A’propo punka to sorry, ale to są ciągle te same piosenki oparte na 3 czy 4 dźwiękach, bez rytmu, a artyści ne pokazują w ogóle żadnej skali tudzież innych wokalnych umiejętności…
A anarchiści? Istna Utopia rzeczywistości… :/
Żeby nie robić off'a powiem krótko. Szala w tym momencie się przechyliła, bo sama mocno uogólniasz.
Ja słucham tylko PL HH bo się jak by bardziej do mnie odnosi.
A HH w stanach i w Polsce kiedyś był dobry... teraz to trochę o kasiorkę chodzi (trochę... mało powiedziane).
Ogółem staram się nie wypowiadać o osobach których nie słucham (w tym peji) a to że kiedyś był dobry to jakoś z czymś skojarzyłem, ale już sam nie wiem z czym.
Prawie każdy gatunek na początku krystalizuje się z czystej potrzeby na pewne brzmienia, z pasji.

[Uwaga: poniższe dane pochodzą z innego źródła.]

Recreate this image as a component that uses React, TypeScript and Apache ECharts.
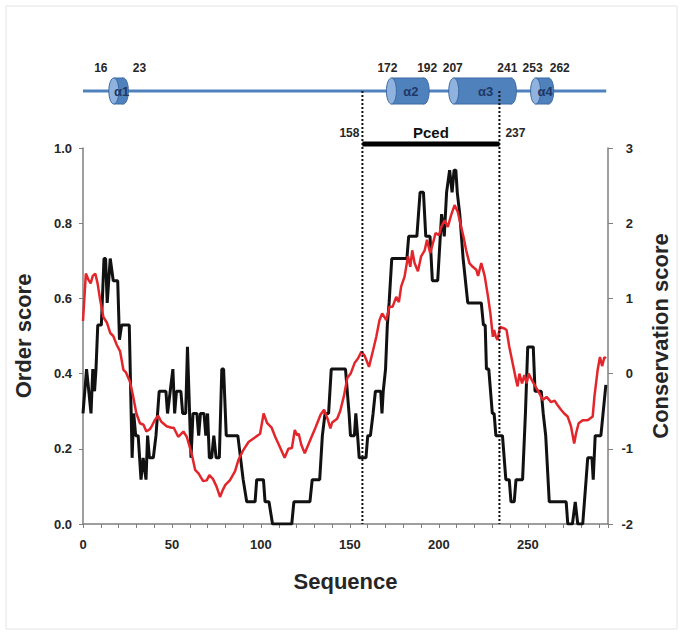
import React, { useEffect, useRef } from 'react';
import * as echarts from 'echarts';

// Order score (left axis) – [residue, score]
const orderScore: [number, number][] = [
  [0, 0.294], [2, 0.412], [4.5, 0.294], [5.5, 0.412], [6.5, 0.353], [7.3, 0.412], [8.3, 0.529], [10.3, 0.529],
  [11.8, 0.706], [12.7, 0.706], [13.6, 0.588], [15.3, 0.706], [17, 0.647], [19.5, 0.647], [20.5, 0.49], [21.7, 0.529],
  [26, 0.529], [27.6, 0.176], [28.5, 0.294], [29.6, 0.235], [31, 0.235], [32.6, 0.118], [33.8, 0.176], [35.4, 0.118],
  [36.3, 0.235], [37.3, 0.176], [39.5, 0.176], [41, 0.235], [42.8, 0.353], [46.6, 0.353], [47.5, 0.294], [49, 0.353],
  [50.5, 0.412], [51.5, 0.294], [52.5, 0.353], [55, 0.353], [56, 0.294], [57.7, 0.294], [58.7, 0.471], [60.7, 0.176],
  [61.8, 0.294], [64, 0.294], [65, 0.235], [66, 0.294], [68, 0.294], [69, 0.235], [70, 0.294], [71, 0.176],
  [72.3, 0.176], [73.5, 0.235], [74.8, 0.176], [76.6, 0.176], [78, 0.412], [79, 0.412], [80.5, 0.235], [87, 0.235],
  [90, 0.118], [92, 0.059], [96.7, 0.059], [97.6, 0.118], [101.4, 0.118], [102.3, 0.059], [104.5, 0.059], [106.5, 0],
  [117.3, 0], [118.5, 0.059], [127.5, 0.059], [128.8, 0.118], [133, 0.118], [134.5, 0.235], [136, 0.294], [138, 0.294],
  [139.5, 0.412], [147.5, 0.412], [149.5, 0.294], [150.3, 0.235], [152.5, 0.235], [153.3, 0.294], [154.3, 0.235], [155.2, 0.176],
  [159, 0.176], [160, 0.235], [161.5, 0.235], [163, 0.294], [164.3, 0.353], [167.3, 0.353], [168, 0.294], [168.7, 0.353],
  [170, 0.412], [171, 0.529], [172, 0.588], [173.5, 0.706], [182, 0.706], [183, 0.765], [187.6, 0.765], [189.4, 0.882],
  [191.3, 0.882], [192.6, 0.765], [195, 0.765], [196.3, 0.647], [199.3, 0.647], [201.5, 0.824], [203, 0.765], [204.3, 0.882],
  [206, 0.941], [207.4, 0.882], [208.5, 0.941], [209.5, 0.941], [210.3, 0.882], [211.7, 0.824], [213.6, 0.706], [216.2, 0.588],
  [223.8, 0.588], [225, 0.529], [226, 0.529], [226.7, 0.412], [228, 0.412], [230, 0.294], [231, 0.294], [232, 0.235],
  [235.7, 0.235], [237.6, 0.118], [239.5, 0.118], [240.5, 0.059], [242.3, 0.059], [243.3, 0.118], [247, 0.118], [248.6, 0.294],
  [249.9, 0.471], [253, 0.471], [254, 0.353], [257.5, 0.353], [258.6, 0.294], [260, 0.235], [262, 0.059], [271.5, 0.059],
  [272.4, 0], [275, 0], [276.6, 0.059], [278, 0], [280.8, 0], [282.7, 0.118], [283.6, 0.176], [286, 0.176],
  [286.7, 0.118], [287.8, 0.235], [291, 0.235], [293.8, 0.37]
];

// Conservation score (right axis) – [residue, score]
const conservationScore: [number, number][] = [
  [0, 0.7], [1.6, 1.33], [3, 1.25], [4.3, 1.2], [5.5, 1.3], [6.9, 1.33], [8.2, 1.2], [9.5, 1.0],
  [11.5, 0.75], [13.4, 0.68], [15.3, 0.54], [17, 0.5], [19, 0.38], [20.8, 0.3], [22.7, 0.05], [24, 0.02],
  [26.3, -0.1], [28, -0.28], [30, -0.53], [32, -0.66], [34, -0.68], [35.6, -0.77], [37.5, -0.74], [38.4, -0.71],
  [40.3, -0.62], [42.2, -0.56], [44, -0.64], [47, -0.7], [49.7, -0.72], [51, -0.72], [53.5, -0.84], [56.4, -0.77],
  [58.3, -0.84], [61, -1.06], [63, -1.28], [65, -1.33], [67.5, -1.43], [69.5, -1.42], [71, -1.35], [73, -1.4],
  [75, -1.5], [77, -1.64], [78.5, -1.55], [80, -1.48], [82.5, -1.42], [85.4, -1.3], [87.3, -1.15], [90, -1.02],
  [93, -0.91], [96, -0.86], [99.5, -0.8], [101.5, -0.53], [103.5, -0.66], [106, -0.72], [108, -0.84], [110.5, -0.97],
  [113.3, -1.12], [115.4, -1.0], [117.4, -0.99], [119, -0.75], [120.3, -0.82], [121.2, -0.8], [122.7, -0.95], [124.6, -1.06],
  [127.4, -0.9], [130.6, -0.72], [133.6, -0.54], [135.5, -0.48], [137.4, -0.6], [139, -0.73], [140, -0.65], [142.8, -0.6],
  [144.5, -0.5], [146.6, -0.3], [148.5, -0.06], [150.4, 0.0], [152.6, 0.14], [154.5, 0.2], [156.4, 0.29], [158.2, 0.24],
  [160.7, 0.09], [162.9, 0.3], [164.8, 0.49], [166.6, 0.71], [168.1, 0.8], [170.4, 0.71], [172.2, 0.89], [174, 0.89],
  [176, 1.02], [177.5, 0.95], [178.8, 1.16], [180.7, 1.29], [182.6, 1.56], [183.9, 1.42], [185, 1.64], [186.3, 1.47],
  [188.2, 1.36], [190, 1.56], [192, 1.64], [193.3, 1.78], [195.1, 1.6], [196.6, 1.73], [198.1, 1.87], [200, 1.84],
  [201.3, 1.95], [203.2, 2.04], [205, 1.95], [206.9, 2.11], [208.8, 2.24], [210.6, 2.15], [212.5, 1.95], [213.8, 1.82],
  [215.3, 1.64], [217.1, 1.47], [219, 1.42], [221, 1.38], [222, 1.3], [223.8, 1.47], [225.7, 1.3], [227.6, 1.02],
  [228.9, 0.8], [230.3, 0.49], [231, 0.58], [232, 0.49], [233, 0.45], [234.3, 0.62], [236.8, 0.6], [238, 0.58],
  [239.5, 0.36], [241.4, 0.14], [243.3, -0.08], [244.2, -0.17], [245.2, 0.0], [246.7, -0.13], [248, -0.02], [249.3, -0.13],
  [250.4, 0.0], [252.3, -0.09], [254.2, -0.17], [256.4, -0.26], [258.3, -0.35], [260.5, -0.31], [263, -0.38], [265, -0.36],
  [266.7, -0.42], [268.6, -0.48], [270.4, -0.53], [272.3, -0.57], [274.2, -0.7], [276, -0.93], [277, -0.8], [278.5, -0.66],
  [280.8, -0.62], [283.6, -0.62], [286.4, -0.57], [287.4, -0.3], [289.2, 0.05], [290.5, 0.22], [291.7, 0.1], [293, 0.22],
  [293.8, 0.2]
];

// Secondary structure (helices) – residue ranges
const helixNames = ['α1', 'α2', 'α3', 'α4'];
const helixStarts = [16, 172, 207, 253];
const helixEnds = [23, 192, 241, 262];

// Pced region: labels and dotted line positions (as drawn)
const pcedName = 'Pced';
const pcedLabels = ['158', '237'];
const pcedLines = [157, 234];

const sequenceLength = 294;

const xLabelSteps = [0, 50, 100, 150, 200, 250];

export default function App() {
  const ref = useRef<HTMLDivElement>(null);

  useEffect(() => {
    const chart = echarts.init(ref.current!, null, { renderer: 'svg' });
    const font = 'Arial, "Liberation Sans", sans-serif';
    const axisColor = '#7f7f7f';
    const textColor = '#262626';

    chart.setOption({
      animation: false,
      backgroundColor: '#ffffff',
      grid: { left: 83, top: 148, width: 525, height: 376 },
      xAxis: {
        type: 'value',
        min: 0,
        max: 295,
        interval: 10,
        name: 'Sequence',
        nameLocation: 'middle',
        nameGap: 46,
        nameTextStyle: { fontSize: 22, fontWeight: 'bold', fontFamily: font, color: textColor },
        axisLine: { lineStyle: { color: axisColor, width: 1.5 } },
        axisTick: { length: 4, lineStyle: { color: axisColor, width: 1 } },
        axisLabel: {
          formatter: (v: number) => (xLabelSteps.includes(v) ? String(v) : ''),
          margin: 14,
          fontSize: 13,
          fontWeight: 'bold',
          fontFamily: font,
          color: textColor,
        },
        splitLine: { show: false },
      },
      yAxis: [
        {
          type: 'value',
          position: 'left',
          min: 0,
          max: 1,
          interval: 0.2,
          name: 'Order score',
          nameLocation: 'middle',
          nameGap: 49,
          nameTextStyle: { fontSize: 22, fontWeight: 'bold', fontFamily: font, color: textColor },
          axisLine: { show: true, lineStyle: { color: axisColor, width: 1.5 } },
          axisTick: { show: true, length: 4, lineStyle: { color: axisColor } },
          axisLabel: {
            formatter: (v: number) => v.toFixed(1),
            margin: 11,
            fontSize: 13,
            fontWeight: 'bold',
            fontFamily: font,
            color: textColor,
          },
          splitLine: { show: false },
        },
        {
          type: 'value',
          position: 'right',
          min: -2,
          max: 3,
          interval: 1,
          name: 'Conservation score',
          nameLocation: 'middle',
          nameGap: 41,
          nameTextStyle: { fontSize: 22, fontWeight: 'bold', fontFamily: font, color: textColor },
          axisLine: { show: true, lineStyle: { color: axisColor, width: 1.5 } },
          axisTick: { show: true, length: 5, lineStyle: { color: axisColor } },
          axisLabel: {
            align: 'right',
            margin: 25,
            fontSize: 13,
            fontWeight: 'bold',
            fontFamily: font,
            color: textColor,
          },
          splitLine: { show: false },
        },
      ],
      series: [
        {
          type: 'line',
          yAxisIndex: 0,
          data: orderScore,
          showSymbol: false,
          symbol: 'none',
          lineStyle: { color: '#111111', width: 3 },
          z: 2,
        },
        {
          type: 'line',
          yAxisIndex: 1,
          data: conservationScore,
          showSymbol: false,
          symbol: 'none',
          lineStyle: { color: '#e3262b', width: 2.5 },
          z: 3,
        },
      ],
    });

    const xPx = (v: number) => chart.convertToPixel({ xAxisIndex: 0 }, v) as number;
    const yBottom = chart.convertToPixel({ yAxisIndex: 0 }, 0) as number;

    const blue = '#4f81bd';
    const blueDark = '#3b6aa3';
    const blueLight = '#8fb2de';
    const cy = 91;
    const h = 26;
    const rx = 5;
    const labelOffsets = [[-8, 11], [1, -2], [4, -9], [2, 6]];

    const g: any[] = [];
    g.push({
      type: 'rect', silent: true, z: -10,
      shape: { x: 6, y: 6, width: 671, height: 623 },
      style: { fill: 'none', stroke: '#e4e4e4', lineWidth: 1 },
    });
    g.push({
      type: 'line', silent: true, z: 10,
      shape: { x1: xPx(0), y1: cy, x2: xPx(sequenceLength), y2: cy },
      style: { stroke: blue, lineWidth: 3 },
    });
    // dotted lines
    pcedLines.forEach((p) => {
      g.push({
        type: 'line', silent: true, z: 12,
        shape: { x1: xPx(p), y1: cy, x2: xPx(p), y2: yBottom },
        style: { stroke: '#111', lineWidth: 2, lineDash: [2, 2] },
      });
    });
    helixNames.forEach((name, i) => {
      const x1 = xPx(helixStarts[i] - 1.5);
      const x2 = xPx(helixEnds[i] + 2.5);
      g.push({
        type: 'ellipse', silent: true, z: 11,
        shape: { cx: x2 - rx, cy, rx, ry: h / 2 },
        style: { fill: blue, stroke: blueDark, lineWidth: 1 },
      });
      g.push({
        type: 'rect', silent: true, z: 11,
        shape: { x: x1 + rx, y: cy - h / 2, width: x2 - x1 - 2 * rx, height: h },
        style: { fill: blue },
      });
      g.push({
        type: 'line', silent: true, z: 11,
        shape: { x1: x1 + rx, y1: cy - h / 2, x2: x2 - rx, y2: cy - h / 2 },
        style: { stroke: blueDark, lineWidth: 1 },
      });
      g.push({
        type: 'line', silent: true, z: 11,
        shape: { x1: x1 + rx, y1: cy + h / 2, x2: x2 - rx, y2: cy + h / 2 },
        style: { stroke: blueDark, lineWidth: 1 },
      });
      g.push({
        type: 'ellipse', silent: true, z: 11,
        shape: { cx: x1 + rx, cy, rx, ry: h / 2 },
        style: { fill: blueLight, stroke: blueDark, lineWidth: 1 },
      });
      g.push({
        type: 'text', silent: true, z: 13,
        x: (x1 + x2) / 2 + 3, y: cy,
        style: { text: name, fill: '#1f3864', fontSize: 13, fontWeight: 'bold', fontFamily: font, align: 'center', verticalAlign: 'middle' },
      });
      g.push({
        type: 'text', silent: true, z: 13,
        x: x1 + labelOffsets[i][0], y: 68,
        style: { text: String(helixStarts[i]), fill: textColor, fontSize: 12, fontWeight: 'bold', fontFamily: font, align: 'center', verticalAlign: 'middle' },
      });
      g.push({
        type: 'text', silent: true, z: 13,
        x: x2 + labelOffsets[i][1], y: 68,
        style: { text: String(helixEnds[i]), fill: textColor, fontSize: 12, fontWeight: 'bold', fontFamily: font, align: 'center', verticalAlign: 'middle' },
      });
    });
    const pa = xPx(pcedLines[0]);
    const pb = xPx(pcedLines[1]);
    g.push({
      type: 'rect', silent: true, z: 12,
      shape: { x: pa, y: 141.5, width: pb - pa, height: 5 },
      style: { fill: '#000' },
    });
    g.push({
      type: 'text', silent: true, z: 13,
      x: (pa + pb) / 2, y: 132,
      style: { text: pcedName, fill: '#111', fontSize: 15, fontWeight: 'bold', fontFamily: font, align: 'center', verticalAlign: 'middle' },
    });
    g.push({
      type: 'text', silent: true, z: 13,
      x: pa - 3, y: 133,
      style: { text: pcedLabels[0], fill: textColor, fontSize: 12, fontWeight: 'bold', fontFamily: font, align: 'right', verticalAlign: 'middle' },
    });
    g.push({
      type: 'text', silent: true, z: 13,
      x: pb + 6, y: 133,
      style: { text: pcedLabels[1], fill: textColor, fontSize: 12, fontWeight: 'bold', fontFamily: font, align: 'left', verticalAlign: 'middle' },
    });

    chart.setOption({ graphic: g });

    return () => {
      chart.dispose();
    };
  }, []);

  return (
    <div
      ref={ref}
      style={{ position: 'absolute', left: 0, top: 0, width: 683, height: 636, background: '#fff' }}
    />
  );
}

Po pewnym czasie, wraz z jego popularyzacją ktoś zauważy, że można na tym zbić kokosy. Każda więc odmiana muzyki zyskuje komercyjny charakter, wykorzystuje się ją do zarabiania. HH nie jest przecież wyjątkiem. To, że w tv leci jakiś szajs nie przekreślać całego charakteru tej muzyki i jej historii.